Most heir disagreements are resolved without ever filing a lawsuit. Here are the four most common paths.

### 1. One heir buys out the others

If one heir wants to keep the home and the others want to cash out, a private buyout is usually the cleanest resolution. The basic mechanics:

1. **Get an independent appraisal** of the property's fair market value.
2. **Calculate each heir's share** (e.g., three siblings = 1/3 each).
3. **The buying heir compensates the others** for their shares — usually through a refinance against the property, a cash payment, or a combination.
4. **Sign and record a new deed** transferring full ownership to the buying heir.
5. **Update title insurance** and any homeowner's policy.

The selling heirs typically want their money quickly, and the buying heir often needs to refinance to access the cash. If the buying heir can't qualify for a refinance large enough to buy out the others, a partition action becomes much more likely.

### 2. Mediation

A neutral third-party mediator can help heirs work through emotional barriers and reach a sale agreement without litigation. Mediation typically costs $100-$500/hour per side, and most cases resolve in 1-3 sessions.
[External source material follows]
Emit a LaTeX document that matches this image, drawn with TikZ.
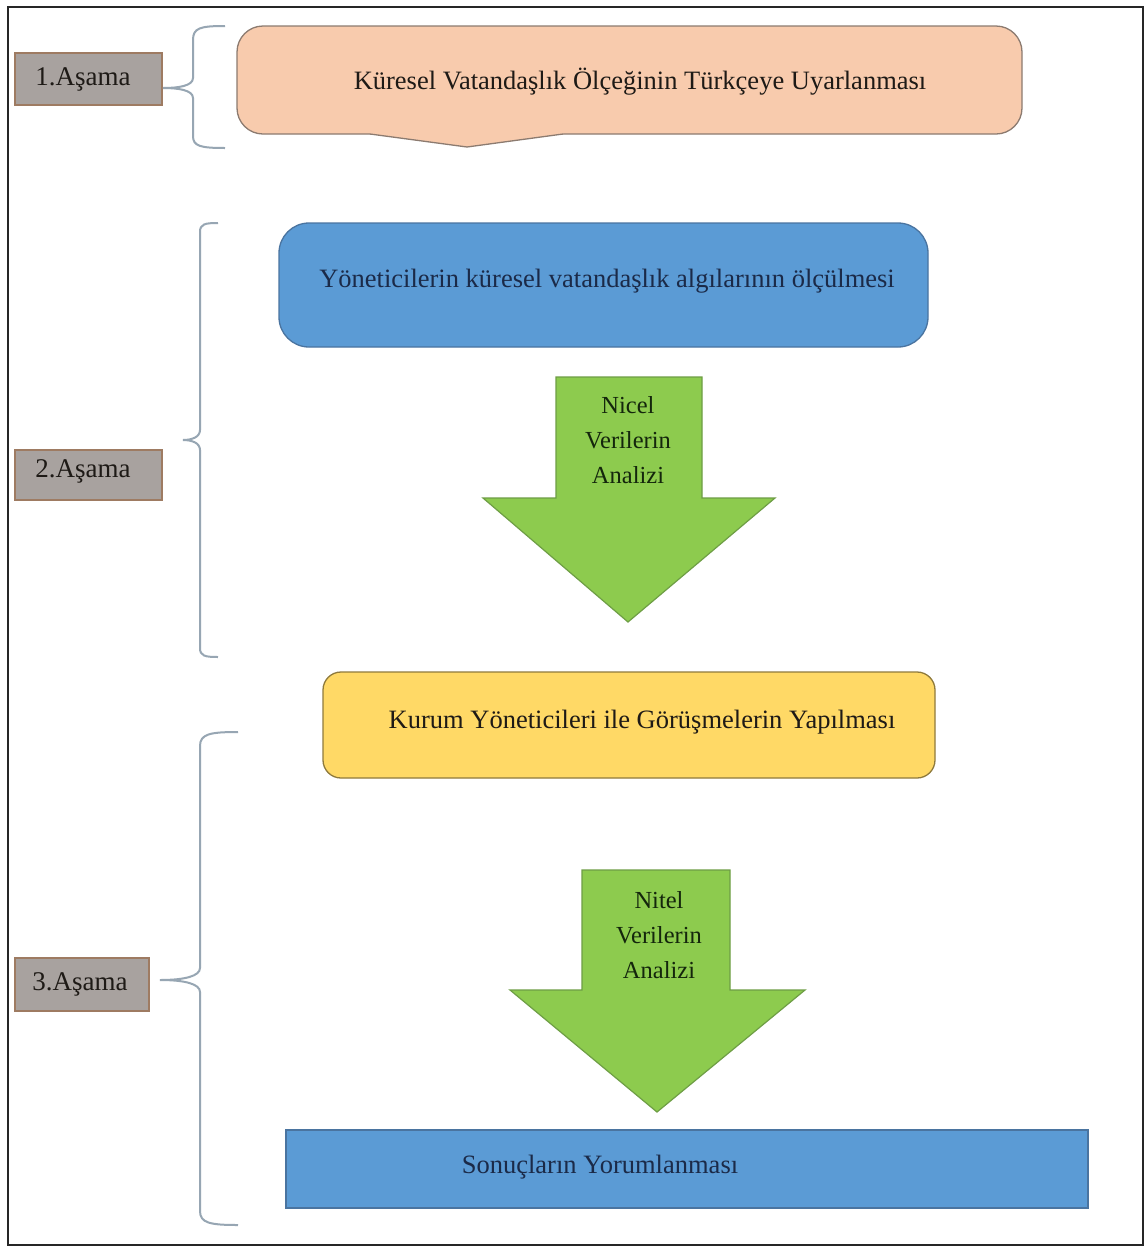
\documentclass[tikz,border=0pt]{standalone}
\usepackage{fontspec}
\setmainfont{Liberation Serif}
\definecolor{stagefill}{HTML}{A8A29F}
\definecolor{stageborder}{HTML}{9E7B62}
\definecolor{bracecol}{HTML}{97A6B3}
\definecolor{callfill}{HTML}{F8CBAD}
\definecolor{callborder}{HTML}{8C7B70}
\definecolor{bluefill}{HTML}{5B9BD5}
\definecolor{blueborder}{HTML}{4A74A0}
\definecolor{yelfill}{HTML}{FFD966}
\definecolor{yelborder}{HTML}{8F7A3C}
\definecolor{grnfill}{HTML}{8DCB4E}
\definecolor{grnborder}{HTML}{6E9E45}
\definecolor{navytext}{HTML}{1B2A48}
\definecolor{darktext}{HTML}{1E1A16}
\definecolor{grntext}{HTML}{14260C}
\begin{document}
\begin{tikzpicture}[x=1pt,y=-1pt,
  stagebox/.style={draw=stageborder, fill=stagefill, line width=1.6pt, inner sep=0pt,
     font=\fontsize{27}{32}\selectfont, text=darktext},
  bracket/.style={draw=bracecol, line width=2pt},
  bigtext/.style={font=\fontsize{26.5}{30}\selectfont, inner sep=0pt},
  arrowtext/.style={font=\fontsize{24.5}{35}\selectfont, align=center, inner sep=0pt, text=grntext},
  arrowshape/.style={fill=grnfill, draw=grnborder, line width=1.2pt, line join=miter}]
\useasboundingbox (0,0) rectangle (1147,1251);
\fill[white] (0,0) rectangle (1147,1251);
\draw[line width=1.8pt, black!85] (8,7) rectangle (1143,1245);

% stage labels
\node[stagebox, minimum width=147pt, minimum height=52pt] (s1) at (88.5,79) {};
\node[font=\fontsize{27}{32}\selectfont, text=darktext, inner sep=0pt] (s1t) at (83,79) {1.Aşama};
\node[stagebox, minimum width=147pt, minimum height=50pt] (s2) at (88.5,475) {};
\node[font=\fontsize{27}{32}\selectfont, text=darktext, inner sep=0pt] (s2t) at (83,471) {2.Aşama};
\node[stagebox, minimum width=134pt, minimum height=53pt] (s3) at (82,984.5) {};
\node[font=\fontsize{27}{32}\selectfont, text=darktext, inner sep=0pt] (s3t) at (80,984) {3.Aşama};

% braces
\draw[bracket] (225,26) .. controls (200,26) and (193,28) .. (193,40) -- (193,78)
   .. controls (193,86) and (178,88) .. (163,88)
   .. controls (178,88) and (193,90) .. (193,98) -- (193,136)
   .. controls (193,146) and (200,148) .. (225,148);
\draw[bracket] (218,223) .. controls (205,223) and (200,224) .. (200,232) -- (200,430)
   .. controls (200,437) and (192,440) .. (183,440)
   .. controls (192,440) and (200,443) .. (200,450) -- (200,648)
   .. controls (200,656) and (205,657) .. (218,657);
\draw[bracket] (238,732) .. controls (210,732) and (200,734) .. (200,746) -- (200,968)
   .. controls (200,976) and (185,980) .. (160,980)
   .. controls (185,980) and (200,984) .. (200,992) -- (200,1211)
   .. controls (200,1223) and (210,1225) .. (238,1225);

% top callout
\node[draw=callborder, fill=callfill, line width=1.3pt, rounded corners=26pt,
      minimum width=785pt, minimum height=108pt, inner sep=0pt] (call) at (629.5,80) {};
\fill[callfill] (370,130) -- (563,130) -- (563,134) -- (467,147) -- (370,134) -- cycle;
\draw[callborder, line width=1.3pt] (370,134) -- (467,147) -- (563,134);
\node[bigtext, text=darktext] (callt) at (640,82) {Küresel Vatandaşlık Ölçeğinin Türkçeye Uyarlanması};

% blue rounded box
\node[draw=blueborder, fill=bluefill, line width=1.3pt, rounded corners=30pt,
      minimum width=649pt, minimum height=124pt, inner sep=0pt] (meas) at (603.5,285) {};
\node[bigtext, text=navytext] (meast) at (607,281) {Yöneticilerin küresel vatandaşlık algılarının ölçülmesi};

% arrow 1
\draw[arrowshape] (556,377) -- (702,377) -- (702,498) -- (775,498) -- (628,622) -- (483,498) -- (556,498) -- cycle;
\node[arrowtext] (a1t) at (628,440) {Nicel\\Verilerin\\Analizi};

% yellow box
\node[draw=yelborder, fill=yelfill, line width=1.3pt, rounded corners=18pt,
      minimum width=612pt, minimum height=106pt, inner sep=0pt] (meet) at (629,725) {};
\node[bigtext, text=darktext] (meett) at (642,722) {Kurum Yöneticileri ile Görüşmelerin Yapılması};

% arrow 2
\draw[arrowshape] (582,870) -- (730,870) -- (730,990) -- (805,990) -- (657,1112) -- (510,990) -- (582,990) -- cycle;
\node[arrowtext] (a2t) at (659,935) {Nitel\\Verilerin\\Analizi};

% bottom box
\node[draw=blueborder, fill=bluefill, line width=1.3pt,
      minimum width=802pt, minimum height=78pt, inner sep=0pt] (res) at (687,1169) {};
\node[bigtext, text=navytext] (rest) at (600,1167) {Sonuçların Yorumlanması};
\end{tikzpicture}
\end{document}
Even when heirs have not spoken in months, a structured mediation can produce surprisingly fast agreements because the alternative — a partition lawsuit — is worse for everyone.

Mediators don't have authority to force a decision; they help structure conversation. Many probate courts now require mediation as a prerequisite before granting a partition hearing, so it's often the first procedural step anyway.
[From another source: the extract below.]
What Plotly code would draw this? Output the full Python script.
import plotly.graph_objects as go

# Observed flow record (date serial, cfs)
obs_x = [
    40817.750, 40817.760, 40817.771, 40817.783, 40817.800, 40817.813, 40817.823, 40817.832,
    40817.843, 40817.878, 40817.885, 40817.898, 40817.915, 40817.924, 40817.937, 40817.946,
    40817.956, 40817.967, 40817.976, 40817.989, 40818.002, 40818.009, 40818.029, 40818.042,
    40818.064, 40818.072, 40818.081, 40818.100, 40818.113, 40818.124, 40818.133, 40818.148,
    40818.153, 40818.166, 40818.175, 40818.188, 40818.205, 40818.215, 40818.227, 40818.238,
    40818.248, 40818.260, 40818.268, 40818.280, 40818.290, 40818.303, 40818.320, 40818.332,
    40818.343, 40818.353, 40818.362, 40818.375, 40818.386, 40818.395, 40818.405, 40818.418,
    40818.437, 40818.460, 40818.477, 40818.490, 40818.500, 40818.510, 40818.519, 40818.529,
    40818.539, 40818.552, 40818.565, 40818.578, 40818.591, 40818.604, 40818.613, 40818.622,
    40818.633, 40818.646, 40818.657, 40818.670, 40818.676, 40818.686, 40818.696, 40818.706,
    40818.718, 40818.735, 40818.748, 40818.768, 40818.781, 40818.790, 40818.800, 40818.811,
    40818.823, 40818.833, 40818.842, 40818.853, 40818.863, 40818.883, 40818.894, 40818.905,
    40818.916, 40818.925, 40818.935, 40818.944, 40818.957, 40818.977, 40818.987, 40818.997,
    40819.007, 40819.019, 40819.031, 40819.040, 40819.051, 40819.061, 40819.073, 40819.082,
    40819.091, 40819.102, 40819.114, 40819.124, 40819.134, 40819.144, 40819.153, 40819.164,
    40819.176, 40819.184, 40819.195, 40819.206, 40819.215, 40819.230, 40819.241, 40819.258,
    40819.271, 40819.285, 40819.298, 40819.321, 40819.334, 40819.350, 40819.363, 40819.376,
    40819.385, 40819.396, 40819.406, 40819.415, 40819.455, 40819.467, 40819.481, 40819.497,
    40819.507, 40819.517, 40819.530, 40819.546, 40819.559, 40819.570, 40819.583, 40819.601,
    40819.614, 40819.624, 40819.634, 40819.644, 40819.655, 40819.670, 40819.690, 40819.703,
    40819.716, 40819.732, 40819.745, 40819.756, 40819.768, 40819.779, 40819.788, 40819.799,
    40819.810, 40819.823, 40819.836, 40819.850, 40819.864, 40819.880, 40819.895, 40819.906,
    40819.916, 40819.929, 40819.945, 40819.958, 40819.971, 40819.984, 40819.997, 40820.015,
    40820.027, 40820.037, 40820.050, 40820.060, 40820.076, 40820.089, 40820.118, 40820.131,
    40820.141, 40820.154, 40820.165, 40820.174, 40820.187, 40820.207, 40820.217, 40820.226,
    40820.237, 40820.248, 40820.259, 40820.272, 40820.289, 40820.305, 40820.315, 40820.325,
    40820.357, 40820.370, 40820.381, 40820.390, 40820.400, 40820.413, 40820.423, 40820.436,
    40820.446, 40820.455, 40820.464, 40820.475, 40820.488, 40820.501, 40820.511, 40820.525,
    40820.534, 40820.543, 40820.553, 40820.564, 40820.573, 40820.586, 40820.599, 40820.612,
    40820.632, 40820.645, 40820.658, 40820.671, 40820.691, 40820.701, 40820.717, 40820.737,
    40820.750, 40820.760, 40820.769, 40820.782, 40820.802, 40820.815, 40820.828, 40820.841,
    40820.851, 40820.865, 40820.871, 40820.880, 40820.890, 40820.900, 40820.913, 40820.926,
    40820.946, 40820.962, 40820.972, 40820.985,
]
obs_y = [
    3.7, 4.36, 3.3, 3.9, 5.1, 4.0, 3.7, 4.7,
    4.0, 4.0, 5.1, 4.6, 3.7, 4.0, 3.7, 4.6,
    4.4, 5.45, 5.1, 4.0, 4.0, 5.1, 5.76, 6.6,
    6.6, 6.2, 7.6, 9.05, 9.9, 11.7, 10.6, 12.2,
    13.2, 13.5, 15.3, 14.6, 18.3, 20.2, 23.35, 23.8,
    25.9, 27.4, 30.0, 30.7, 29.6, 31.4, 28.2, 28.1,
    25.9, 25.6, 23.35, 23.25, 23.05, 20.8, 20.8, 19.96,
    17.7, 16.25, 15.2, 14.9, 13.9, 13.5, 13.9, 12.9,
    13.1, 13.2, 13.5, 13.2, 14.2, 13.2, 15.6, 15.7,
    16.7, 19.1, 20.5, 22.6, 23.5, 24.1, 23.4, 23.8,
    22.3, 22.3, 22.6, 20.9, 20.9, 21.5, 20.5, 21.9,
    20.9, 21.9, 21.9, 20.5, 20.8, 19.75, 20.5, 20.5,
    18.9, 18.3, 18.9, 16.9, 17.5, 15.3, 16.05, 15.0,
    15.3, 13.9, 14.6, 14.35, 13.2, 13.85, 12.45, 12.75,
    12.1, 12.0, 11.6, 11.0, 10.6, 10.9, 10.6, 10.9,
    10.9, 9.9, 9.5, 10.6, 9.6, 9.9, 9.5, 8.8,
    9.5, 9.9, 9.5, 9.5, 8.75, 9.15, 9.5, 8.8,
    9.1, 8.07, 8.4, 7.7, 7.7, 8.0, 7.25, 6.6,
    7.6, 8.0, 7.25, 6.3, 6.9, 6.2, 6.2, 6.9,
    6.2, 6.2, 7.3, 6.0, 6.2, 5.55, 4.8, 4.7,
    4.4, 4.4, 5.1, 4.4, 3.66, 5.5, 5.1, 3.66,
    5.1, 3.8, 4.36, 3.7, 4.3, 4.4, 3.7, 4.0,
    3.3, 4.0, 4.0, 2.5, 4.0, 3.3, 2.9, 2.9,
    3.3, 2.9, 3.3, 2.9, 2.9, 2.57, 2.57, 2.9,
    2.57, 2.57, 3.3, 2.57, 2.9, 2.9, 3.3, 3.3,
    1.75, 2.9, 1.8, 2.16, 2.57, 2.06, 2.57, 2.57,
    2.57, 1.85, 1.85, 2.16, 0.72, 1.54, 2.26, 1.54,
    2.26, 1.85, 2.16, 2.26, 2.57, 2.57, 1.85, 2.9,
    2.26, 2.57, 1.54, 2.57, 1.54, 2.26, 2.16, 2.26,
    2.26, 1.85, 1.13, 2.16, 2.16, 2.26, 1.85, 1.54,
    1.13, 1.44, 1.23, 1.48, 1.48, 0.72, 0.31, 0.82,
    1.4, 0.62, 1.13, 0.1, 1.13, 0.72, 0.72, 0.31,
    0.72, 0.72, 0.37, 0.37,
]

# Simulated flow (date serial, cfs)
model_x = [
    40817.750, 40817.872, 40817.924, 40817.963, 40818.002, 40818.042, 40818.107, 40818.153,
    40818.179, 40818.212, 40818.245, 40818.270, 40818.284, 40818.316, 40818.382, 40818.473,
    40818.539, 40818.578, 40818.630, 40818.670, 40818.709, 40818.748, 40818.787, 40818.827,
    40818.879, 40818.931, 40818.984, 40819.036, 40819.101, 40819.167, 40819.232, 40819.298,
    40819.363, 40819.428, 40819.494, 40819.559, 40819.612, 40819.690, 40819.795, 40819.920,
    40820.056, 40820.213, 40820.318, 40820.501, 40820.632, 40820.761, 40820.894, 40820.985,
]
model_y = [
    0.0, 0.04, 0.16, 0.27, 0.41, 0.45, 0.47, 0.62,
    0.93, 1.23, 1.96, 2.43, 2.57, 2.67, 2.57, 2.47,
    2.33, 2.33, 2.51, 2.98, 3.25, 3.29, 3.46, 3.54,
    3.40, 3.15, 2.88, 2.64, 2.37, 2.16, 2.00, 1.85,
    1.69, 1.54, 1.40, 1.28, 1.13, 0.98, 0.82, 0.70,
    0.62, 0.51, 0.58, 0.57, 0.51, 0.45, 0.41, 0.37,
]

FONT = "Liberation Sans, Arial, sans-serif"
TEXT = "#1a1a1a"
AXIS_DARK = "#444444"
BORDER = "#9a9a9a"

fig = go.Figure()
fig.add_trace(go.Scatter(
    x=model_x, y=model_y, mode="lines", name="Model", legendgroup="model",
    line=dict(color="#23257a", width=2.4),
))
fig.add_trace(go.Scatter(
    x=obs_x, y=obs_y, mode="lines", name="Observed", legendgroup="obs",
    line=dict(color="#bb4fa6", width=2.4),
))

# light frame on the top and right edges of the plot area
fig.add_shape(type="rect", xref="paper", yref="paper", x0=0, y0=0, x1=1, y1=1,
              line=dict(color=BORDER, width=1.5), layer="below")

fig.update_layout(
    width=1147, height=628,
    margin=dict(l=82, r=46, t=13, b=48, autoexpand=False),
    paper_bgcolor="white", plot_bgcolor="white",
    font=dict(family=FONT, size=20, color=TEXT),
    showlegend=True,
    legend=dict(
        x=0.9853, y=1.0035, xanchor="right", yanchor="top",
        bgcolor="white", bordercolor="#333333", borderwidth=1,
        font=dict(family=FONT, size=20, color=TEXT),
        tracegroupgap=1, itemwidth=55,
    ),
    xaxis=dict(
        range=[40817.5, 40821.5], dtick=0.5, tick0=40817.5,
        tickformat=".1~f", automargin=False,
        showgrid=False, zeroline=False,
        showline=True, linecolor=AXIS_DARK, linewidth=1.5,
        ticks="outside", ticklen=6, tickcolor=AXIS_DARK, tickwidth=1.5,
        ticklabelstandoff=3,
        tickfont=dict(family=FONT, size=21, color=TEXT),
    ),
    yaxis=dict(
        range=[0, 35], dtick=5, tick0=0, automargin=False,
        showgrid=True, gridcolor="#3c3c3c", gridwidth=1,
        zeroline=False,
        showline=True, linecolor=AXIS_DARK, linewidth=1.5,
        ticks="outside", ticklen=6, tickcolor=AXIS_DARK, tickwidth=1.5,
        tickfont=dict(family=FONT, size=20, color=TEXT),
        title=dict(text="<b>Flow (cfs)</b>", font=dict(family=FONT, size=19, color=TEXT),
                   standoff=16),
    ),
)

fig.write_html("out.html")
### 3. Sell on the open market and split proceeds

If all heirs agree to sell but disagree on details (price, timing, agent), a written co-listing agreement can resolve the friction. Common terms to lock in upfront:

- Listing price and minimum acceptable offer
- Which agent to use (or whether to FSBO)
- How showings will be coordinated
- Decision-making rules if offers come in (majority vote? unanimous?)
- How to handle repairs and pre-sale expenses
- How proceeds will be split at closing

When you've agreed on a process upfront, the actual sale is usually painless.
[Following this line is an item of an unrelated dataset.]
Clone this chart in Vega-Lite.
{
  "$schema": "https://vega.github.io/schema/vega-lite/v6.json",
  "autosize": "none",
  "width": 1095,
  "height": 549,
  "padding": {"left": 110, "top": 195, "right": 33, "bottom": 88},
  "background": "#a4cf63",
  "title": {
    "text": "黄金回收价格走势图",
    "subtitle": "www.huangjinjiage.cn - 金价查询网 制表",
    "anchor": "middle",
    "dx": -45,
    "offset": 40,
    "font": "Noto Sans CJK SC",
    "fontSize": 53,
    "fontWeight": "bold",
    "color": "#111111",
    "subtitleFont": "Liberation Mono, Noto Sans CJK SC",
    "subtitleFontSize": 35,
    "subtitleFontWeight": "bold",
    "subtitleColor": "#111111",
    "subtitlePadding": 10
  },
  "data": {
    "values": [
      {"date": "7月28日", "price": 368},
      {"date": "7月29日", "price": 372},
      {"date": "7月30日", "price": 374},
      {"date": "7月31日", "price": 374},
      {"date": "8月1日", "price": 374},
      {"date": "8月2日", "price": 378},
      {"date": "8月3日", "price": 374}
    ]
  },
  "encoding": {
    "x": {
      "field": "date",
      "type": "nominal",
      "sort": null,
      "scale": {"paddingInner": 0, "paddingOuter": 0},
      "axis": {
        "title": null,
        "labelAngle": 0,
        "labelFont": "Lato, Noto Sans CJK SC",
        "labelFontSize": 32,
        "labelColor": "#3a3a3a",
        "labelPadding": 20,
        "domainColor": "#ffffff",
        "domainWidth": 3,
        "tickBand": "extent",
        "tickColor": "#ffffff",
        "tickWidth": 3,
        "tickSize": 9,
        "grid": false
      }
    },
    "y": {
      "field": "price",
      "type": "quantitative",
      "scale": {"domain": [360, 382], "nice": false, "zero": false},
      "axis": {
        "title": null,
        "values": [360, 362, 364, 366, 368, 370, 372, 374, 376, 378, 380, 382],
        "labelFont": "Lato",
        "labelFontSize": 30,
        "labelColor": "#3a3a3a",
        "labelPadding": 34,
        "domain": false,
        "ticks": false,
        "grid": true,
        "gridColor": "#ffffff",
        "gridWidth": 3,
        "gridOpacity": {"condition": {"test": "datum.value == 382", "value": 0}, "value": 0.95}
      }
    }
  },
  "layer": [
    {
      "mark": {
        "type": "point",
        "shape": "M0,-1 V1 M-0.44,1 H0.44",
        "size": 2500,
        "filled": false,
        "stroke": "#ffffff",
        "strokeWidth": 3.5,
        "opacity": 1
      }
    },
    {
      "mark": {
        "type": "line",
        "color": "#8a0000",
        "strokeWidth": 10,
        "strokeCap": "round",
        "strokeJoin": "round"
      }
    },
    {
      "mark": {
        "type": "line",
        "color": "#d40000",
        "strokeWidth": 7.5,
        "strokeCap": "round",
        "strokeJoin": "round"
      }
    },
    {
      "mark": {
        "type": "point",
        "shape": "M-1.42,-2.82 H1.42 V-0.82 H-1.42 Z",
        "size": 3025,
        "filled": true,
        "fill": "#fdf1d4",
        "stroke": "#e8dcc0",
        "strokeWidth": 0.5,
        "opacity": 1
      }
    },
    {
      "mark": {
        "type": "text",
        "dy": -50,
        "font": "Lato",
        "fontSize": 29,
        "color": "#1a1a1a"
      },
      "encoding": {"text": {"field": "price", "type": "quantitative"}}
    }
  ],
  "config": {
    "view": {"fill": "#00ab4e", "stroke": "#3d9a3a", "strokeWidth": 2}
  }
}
### 4. Sell for cash to an investor or iBuyer

When the bigger problem isn't disagreement about \*whether\* to sell but disagreement about \*how long it'll take\* — siblings out of state who can't manage showings, deferred maintenance no one wants to pay for, an empty house draining money each month — a fast cash sale can take pressure off the situation. Heirs split the proceeds at closing without months of repairs, showings, or negotiating with traditional buyers. We cover the cash-offer path in detail in the [How Opendoor can help](#how-opendoor-helps) section below.

## State variations to be aware of

Inheritance and partition laws vary significantly. A few patterns worth knowing:

### Community property states

In Arizona, California, Idaho, Louisiana, Nevada, New Mexico, Texas, Washington, and Wisconsin, marital property follows community property rules. When a spouse dies, the surviving spouse typically takes full ownership of community property — meaning children or other heirs may not have any ownership stake until the surviving spouse dies. There's also a [meaningful tax advantage](https://taxschool.illinois.edu/post/tax-consequences-of-the-family-home-for-the-surviving-spouse/): community property gets a **double step-up in basis**, which can dramatically reduce capital gains tax when the home is eventually sold.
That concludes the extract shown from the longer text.